W2O acquires med comms agency Arcus Medica
Healthcare marketing communications agency W2O has acquired Philadelphia’s Arcus Medica to boost its scientific and med comms offering.
W2O said the combination would create a fully-integrated communications agency and disrupt the medical and scientific communications status quo through the use of proprietary data and analytics.
The agency’s founder and CEO Jim Weiss said: “Arcus is a trailblazer in the field of medical and scientific communications, consistently following the data to get to the right outcome for its clients. The addition of Arcus to the W2O family significantly enhances our medical and scientific communications expertise and enriches our offering in this key discipline.
“Together, we will continue to place science at the centre of everything we do, supplementing this prowess with unmatched data analytics and insights, robust strategy and creative know-how to ensure we deliver maximum impact to client business, from the bench to the bedside.”
Arcus co-founders Mary Seideman, Stan Eapen and Jonathan Seideman will all serve in leadership roles at the healthcare communications agency, which will be renamed W2O Arcus, where they will work closely with the wider scientific strategy team at W2O that’s run by Ujwal Pyati.
Seideman said: “We founded Arcus on the premise of serving as strategic partners to our clients by providing world-class communications attuned to the unique challenges of the healthcare market. We couldn’t be more excited about our affiliation with W2O, given Jim and his team’s commitment to becoming the best by understanding every client’s business and treating it as its own.”

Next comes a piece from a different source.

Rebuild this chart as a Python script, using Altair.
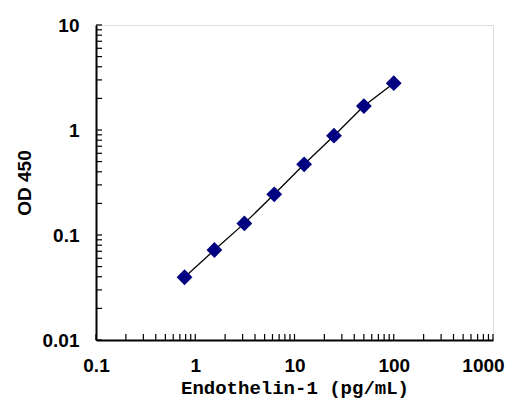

For W2O the acquisition of Arcus follows its partnership with the New York-based investment firm New Mountain Capital to support its growth and accelerate the scaling of its business.
Weiss added: “Integrating Arcus’ scientific and medical communications capability into our expansive, multidisciplinary service offering will ensure we are more competitively positioned and favoured in the healthcare communications marketplace.”